**Exercise**
Take the line containing "Convert this chart to Altair code.", the line containing "tick_labels = months[::6]", and all lines between them, and transcribe them exactly. Leave out pictures.

begin Records supplied

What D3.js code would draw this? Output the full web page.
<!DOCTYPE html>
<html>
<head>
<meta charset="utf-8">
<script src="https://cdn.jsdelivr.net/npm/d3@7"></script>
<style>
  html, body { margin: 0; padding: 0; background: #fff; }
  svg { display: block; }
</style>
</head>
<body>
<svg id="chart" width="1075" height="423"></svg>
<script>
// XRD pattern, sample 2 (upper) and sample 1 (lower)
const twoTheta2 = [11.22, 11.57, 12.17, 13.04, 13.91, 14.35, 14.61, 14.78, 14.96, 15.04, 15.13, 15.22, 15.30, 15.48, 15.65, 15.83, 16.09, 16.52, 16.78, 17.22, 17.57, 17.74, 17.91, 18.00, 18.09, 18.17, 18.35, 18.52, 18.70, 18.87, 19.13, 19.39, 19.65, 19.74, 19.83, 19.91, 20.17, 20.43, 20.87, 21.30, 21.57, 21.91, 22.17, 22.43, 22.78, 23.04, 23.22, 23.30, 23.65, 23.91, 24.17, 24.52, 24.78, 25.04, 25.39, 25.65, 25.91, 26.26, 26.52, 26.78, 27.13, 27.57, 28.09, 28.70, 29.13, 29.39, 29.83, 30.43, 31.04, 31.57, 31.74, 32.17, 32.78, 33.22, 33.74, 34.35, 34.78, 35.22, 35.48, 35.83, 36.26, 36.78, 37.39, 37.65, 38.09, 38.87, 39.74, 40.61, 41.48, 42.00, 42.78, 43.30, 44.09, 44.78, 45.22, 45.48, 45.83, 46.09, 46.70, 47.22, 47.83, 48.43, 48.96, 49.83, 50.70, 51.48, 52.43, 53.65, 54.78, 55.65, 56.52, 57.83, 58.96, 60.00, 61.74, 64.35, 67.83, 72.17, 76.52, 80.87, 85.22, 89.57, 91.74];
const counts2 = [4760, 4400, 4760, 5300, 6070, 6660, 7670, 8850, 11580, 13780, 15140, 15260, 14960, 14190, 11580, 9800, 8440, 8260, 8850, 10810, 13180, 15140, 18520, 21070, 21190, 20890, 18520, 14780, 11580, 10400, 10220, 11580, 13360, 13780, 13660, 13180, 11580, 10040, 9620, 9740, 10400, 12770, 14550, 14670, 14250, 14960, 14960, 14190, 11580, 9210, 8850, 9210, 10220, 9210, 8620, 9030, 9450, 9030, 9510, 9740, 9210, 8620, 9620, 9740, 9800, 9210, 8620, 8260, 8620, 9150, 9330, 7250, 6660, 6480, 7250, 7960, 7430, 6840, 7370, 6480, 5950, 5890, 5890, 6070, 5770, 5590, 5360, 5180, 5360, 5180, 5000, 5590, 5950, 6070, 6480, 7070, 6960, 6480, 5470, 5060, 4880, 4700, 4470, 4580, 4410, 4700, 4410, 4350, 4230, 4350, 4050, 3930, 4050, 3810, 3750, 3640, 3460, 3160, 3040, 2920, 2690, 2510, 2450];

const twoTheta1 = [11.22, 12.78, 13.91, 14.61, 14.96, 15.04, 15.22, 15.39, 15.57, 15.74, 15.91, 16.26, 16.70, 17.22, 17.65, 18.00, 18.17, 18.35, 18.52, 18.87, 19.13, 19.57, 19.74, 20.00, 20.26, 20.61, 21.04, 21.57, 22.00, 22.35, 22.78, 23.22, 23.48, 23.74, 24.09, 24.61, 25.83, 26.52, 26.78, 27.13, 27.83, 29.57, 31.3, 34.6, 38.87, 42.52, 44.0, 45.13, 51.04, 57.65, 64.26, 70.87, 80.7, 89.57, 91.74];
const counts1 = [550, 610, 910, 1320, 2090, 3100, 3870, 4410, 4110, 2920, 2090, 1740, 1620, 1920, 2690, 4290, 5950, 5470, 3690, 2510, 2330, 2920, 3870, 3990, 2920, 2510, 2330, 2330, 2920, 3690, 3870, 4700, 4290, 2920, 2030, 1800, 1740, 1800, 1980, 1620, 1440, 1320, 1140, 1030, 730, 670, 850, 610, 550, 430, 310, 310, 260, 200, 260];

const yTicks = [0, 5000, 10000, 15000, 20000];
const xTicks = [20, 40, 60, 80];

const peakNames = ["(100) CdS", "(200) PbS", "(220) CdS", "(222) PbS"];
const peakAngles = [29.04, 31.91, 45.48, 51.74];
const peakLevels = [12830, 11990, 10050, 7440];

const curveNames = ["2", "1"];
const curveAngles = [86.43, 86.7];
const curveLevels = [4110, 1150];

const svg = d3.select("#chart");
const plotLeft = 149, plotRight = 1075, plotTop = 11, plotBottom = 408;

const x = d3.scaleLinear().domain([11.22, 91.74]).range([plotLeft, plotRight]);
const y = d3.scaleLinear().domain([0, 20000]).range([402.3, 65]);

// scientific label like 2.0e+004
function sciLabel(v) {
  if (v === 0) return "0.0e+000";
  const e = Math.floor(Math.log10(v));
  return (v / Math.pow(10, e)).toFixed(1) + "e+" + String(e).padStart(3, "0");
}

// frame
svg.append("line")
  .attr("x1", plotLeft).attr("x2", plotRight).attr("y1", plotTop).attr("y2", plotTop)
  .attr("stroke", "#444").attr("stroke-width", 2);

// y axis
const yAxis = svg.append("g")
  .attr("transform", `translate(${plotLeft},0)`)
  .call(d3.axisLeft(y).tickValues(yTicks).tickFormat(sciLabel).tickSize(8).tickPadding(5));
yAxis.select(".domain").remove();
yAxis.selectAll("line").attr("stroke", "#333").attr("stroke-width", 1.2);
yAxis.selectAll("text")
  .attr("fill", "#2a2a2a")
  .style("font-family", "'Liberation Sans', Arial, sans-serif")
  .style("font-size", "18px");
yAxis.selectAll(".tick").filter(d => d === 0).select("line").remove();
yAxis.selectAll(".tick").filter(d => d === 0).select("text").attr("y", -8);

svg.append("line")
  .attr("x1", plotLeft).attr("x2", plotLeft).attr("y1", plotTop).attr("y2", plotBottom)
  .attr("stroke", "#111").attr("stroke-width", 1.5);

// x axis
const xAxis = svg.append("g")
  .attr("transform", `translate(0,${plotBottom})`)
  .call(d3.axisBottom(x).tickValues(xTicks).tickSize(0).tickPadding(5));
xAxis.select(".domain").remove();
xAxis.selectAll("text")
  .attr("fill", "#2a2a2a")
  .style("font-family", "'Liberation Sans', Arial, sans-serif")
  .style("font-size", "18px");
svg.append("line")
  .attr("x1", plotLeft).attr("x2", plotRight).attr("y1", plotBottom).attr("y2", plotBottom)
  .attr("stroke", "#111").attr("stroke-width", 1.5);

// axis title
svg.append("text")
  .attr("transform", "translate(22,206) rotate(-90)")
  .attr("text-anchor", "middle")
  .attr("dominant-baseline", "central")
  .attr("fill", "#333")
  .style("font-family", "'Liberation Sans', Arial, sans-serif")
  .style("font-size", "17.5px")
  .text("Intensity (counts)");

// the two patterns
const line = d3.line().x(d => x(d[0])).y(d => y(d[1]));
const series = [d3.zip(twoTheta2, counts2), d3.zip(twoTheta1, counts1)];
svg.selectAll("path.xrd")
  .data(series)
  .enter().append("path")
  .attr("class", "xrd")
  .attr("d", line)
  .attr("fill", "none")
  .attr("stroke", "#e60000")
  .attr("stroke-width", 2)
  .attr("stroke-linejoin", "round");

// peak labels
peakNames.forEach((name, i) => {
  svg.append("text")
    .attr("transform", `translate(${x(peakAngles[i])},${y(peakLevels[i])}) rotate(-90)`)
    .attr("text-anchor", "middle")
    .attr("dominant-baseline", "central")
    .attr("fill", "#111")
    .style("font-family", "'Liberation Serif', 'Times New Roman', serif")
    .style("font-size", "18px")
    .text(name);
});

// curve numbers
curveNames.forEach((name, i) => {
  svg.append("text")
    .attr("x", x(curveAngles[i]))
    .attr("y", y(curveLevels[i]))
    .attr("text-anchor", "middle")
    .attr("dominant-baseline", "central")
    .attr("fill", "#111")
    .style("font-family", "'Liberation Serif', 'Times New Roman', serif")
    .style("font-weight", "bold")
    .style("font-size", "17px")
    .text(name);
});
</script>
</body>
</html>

end Records supplied
begin Records supplied

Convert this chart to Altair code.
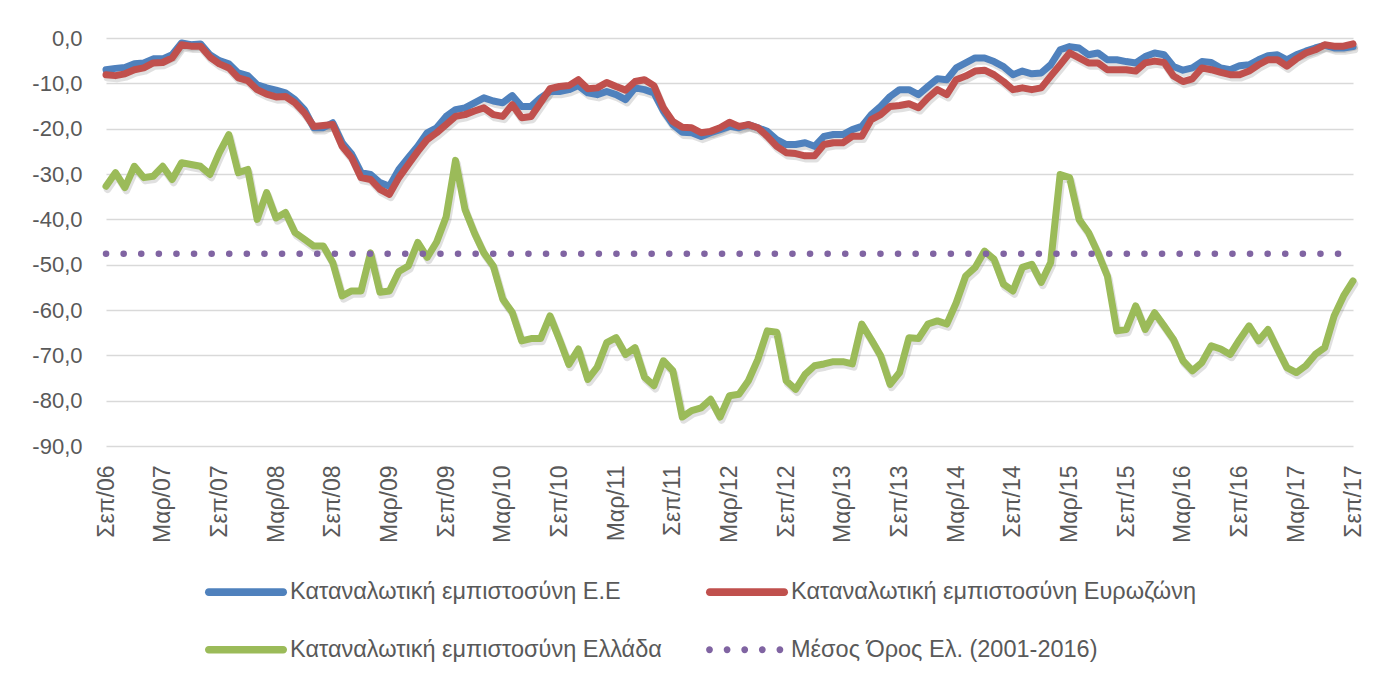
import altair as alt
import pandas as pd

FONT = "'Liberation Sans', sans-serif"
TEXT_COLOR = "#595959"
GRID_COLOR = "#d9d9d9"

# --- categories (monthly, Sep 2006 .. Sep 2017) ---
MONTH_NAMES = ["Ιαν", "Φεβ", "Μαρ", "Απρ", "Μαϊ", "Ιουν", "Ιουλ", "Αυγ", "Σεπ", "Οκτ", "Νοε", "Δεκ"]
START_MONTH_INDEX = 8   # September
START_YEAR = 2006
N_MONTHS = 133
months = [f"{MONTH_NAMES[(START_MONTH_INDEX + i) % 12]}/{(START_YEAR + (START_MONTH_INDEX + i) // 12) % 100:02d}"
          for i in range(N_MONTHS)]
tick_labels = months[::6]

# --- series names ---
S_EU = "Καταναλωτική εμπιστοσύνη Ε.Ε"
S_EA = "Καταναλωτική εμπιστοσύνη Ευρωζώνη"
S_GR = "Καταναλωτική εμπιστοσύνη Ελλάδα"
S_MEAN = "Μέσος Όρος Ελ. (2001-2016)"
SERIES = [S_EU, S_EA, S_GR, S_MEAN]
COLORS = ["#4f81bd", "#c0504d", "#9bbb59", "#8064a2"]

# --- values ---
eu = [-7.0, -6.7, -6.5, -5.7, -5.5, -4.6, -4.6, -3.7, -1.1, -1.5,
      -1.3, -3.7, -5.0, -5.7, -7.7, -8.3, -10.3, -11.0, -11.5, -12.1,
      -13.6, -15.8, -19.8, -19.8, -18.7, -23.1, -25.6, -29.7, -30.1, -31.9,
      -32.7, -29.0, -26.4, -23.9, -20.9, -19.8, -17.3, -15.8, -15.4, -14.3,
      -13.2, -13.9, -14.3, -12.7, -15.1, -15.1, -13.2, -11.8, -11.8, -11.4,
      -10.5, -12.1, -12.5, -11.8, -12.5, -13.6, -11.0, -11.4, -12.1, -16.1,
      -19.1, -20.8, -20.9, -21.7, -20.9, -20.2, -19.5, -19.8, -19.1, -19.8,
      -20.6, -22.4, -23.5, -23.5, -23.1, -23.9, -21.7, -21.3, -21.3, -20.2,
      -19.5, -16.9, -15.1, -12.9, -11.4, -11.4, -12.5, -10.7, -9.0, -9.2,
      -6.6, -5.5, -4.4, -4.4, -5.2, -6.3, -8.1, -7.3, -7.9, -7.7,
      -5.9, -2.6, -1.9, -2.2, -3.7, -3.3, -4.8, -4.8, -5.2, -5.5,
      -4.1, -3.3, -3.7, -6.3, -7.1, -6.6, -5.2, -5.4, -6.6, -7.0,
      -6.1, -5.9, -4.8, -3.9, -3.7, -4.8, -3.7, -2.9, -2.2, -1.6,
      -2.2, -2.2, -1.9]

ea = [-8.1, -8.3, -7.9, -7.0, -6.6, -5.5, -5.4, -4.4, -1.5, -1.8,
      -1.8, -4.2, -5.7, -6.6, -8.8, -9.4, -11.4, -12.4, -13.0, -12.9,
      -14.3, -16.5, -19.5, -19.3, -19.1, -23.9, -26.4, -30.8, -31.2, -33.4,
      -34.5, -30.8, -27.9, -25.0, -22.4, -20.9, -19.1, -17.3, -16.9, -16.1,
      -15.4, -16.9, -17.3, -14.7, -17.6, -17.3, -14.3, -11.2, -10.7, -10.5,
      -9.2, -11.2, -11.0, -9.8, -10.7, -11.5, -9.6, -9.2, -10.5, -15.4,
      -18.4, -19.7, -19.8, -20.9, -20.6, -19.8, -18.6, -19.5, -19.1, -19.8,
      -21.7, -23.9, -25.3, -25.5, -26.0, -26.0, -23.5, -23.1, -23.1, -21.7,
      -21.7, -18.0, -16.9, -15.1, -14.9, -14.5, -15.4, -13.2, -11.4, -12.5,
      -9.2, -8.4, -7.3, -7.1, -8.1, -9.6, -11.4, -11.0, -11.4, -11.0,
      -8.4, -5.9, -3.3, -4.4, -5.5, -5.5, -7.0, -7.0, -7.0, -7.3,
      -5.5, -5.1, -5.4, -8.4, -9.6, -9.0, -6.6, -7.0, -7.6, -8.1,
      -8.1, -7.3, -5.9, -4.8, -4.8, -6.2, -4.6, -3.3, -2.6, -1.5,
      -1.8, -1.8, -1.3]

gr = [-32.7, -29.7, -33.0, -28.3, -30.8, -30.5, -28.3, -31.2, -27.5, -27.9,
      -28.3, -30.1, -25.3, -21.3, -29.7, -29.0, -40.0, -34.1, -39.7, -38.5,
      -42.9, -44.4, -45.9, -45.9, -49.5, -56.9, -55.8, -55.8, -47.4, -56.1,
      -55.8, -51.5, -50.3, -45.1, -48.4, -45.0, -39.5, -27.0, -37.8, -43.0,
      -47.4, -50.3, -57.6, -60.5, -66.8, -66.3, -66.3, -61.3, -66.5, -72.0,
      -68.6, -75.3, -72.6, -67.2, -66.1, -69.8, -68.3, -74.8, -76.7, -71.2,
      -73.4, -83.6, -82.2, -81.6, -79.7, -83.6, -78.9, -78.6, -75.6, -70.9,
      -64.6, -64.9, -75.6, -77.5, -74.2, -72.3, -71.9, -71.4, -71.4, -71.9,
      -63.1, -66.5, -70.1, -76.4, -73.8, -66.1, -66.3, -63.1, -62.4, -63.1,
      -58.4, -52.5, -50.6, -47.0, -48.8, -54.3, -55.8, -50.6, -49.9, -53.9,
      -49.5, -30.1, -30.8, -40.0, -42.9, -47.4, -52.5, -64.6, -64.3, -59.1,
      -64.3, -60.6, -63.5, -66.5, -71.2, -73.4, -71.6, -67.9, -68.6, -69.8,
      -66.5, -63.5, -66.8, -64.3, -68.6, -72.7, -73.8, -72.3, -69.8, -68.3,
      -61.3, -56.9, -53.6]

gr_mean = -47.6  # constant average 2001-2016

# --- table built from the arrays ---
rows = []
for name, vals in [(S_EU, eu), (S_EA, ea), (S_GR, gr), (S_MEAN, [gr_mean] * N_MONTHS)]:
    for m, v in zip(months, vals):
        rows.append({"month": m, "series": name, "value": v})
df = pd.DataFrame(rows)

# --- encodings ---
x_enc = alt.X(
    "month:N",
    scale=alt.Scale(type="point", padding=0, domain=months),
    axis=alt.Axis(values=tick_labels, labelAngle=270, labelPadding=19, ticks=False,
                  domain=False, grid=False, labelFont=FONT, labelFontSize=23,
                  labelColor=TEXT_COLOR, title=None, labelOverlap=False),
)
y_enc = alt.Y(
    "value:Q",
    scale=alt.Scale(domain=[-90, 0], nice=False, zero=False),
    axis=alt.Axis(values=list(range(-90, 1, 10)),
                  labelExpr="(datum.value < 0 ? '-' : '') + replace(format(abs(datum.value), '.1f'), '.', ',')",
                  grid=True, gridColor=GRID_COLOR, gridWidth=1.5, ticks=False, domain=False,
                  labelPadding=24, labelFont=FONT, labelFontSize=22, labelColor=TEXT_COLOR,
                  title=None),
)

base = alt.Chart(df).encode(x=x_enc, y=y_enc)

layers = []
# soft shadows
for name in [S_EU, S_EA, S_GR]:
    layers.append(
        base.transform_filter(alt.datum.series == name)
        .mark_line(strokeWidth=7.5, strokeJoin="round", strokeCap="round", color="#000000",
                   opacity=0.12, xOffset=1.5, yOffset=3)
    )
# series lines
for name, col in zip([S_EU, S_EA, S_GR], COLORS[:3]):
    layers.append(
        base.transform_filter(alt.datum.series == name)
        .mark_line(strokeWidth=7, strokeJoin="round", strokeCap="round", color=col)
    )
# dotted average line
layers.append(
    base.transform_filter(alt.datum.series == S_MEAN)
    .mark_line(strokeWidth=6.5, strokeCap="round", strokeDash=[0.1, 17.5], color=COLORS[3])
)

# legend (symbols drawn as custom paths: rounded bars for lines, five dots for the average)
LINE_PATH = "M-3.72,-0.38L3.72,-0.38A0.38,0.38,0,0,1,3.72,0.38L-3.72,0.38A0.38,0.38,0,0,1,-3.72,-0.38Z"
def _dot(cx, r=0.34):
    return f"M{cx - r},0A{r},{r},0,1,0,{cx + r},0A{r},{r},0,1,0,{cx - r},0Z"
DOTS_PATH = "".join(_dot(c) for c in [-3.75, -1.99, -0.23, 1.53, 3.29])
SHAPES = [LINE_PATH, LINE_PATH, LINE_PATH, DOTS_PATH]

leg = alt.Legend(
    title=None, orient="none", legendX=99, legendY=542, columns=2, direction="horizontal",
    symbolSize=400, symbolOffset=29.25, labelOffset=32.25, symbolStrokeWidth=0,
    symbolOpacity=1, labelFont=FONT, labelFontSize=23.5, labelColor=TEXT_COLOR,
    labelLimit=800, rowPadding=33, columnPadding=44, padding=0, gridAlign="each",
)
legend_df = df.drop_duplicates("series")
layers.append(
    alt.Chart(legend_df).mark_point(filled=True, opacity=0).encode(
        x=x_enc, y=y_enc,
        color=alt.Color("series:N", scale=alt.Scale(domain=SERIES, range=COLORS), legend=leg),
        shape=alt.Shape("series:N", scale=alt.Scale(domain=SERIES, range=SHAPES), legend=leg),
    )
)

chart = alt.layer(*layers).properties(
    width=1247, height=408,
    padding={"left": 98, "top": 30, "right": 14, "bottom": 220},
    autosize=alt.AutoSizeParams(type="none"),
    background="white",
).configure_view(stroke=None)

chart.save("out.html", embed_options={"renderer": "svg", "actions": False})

end Records supplied

**Result of this task**
Convert this chart to Altair code.
import altair as alt
import pandas as pd

FONT = "'Liberation Sans', sans-serif"
TEXT_COLOR = "#595959"
GRID_COLOR = "#d9d9d9"

# --- categories (monthly, Sep 2006 .. Sep 2017) ---
MONTH_NAMES = ["Ιαν", "Φεβ", "Μαρ", "Απρ", "Μαϊ", "Ιουν", "Ιουλ", "Αυγ", "Σεπ", "Οκτ", "Νοε", "Δεκ"]
START_MONTH_INDEX = 8   # September
START_YEAR = 2006
N_MONTHS = 133
months = [f"{MONTH_NAMES[(START_MONTH_INDEX + i) % 12]}/{(START_YEAR + (START_MONTH_INDEX + i) // 12) % 100:02d}"
          for i in range(N_MONTHS)]
tick_labels = months[::6]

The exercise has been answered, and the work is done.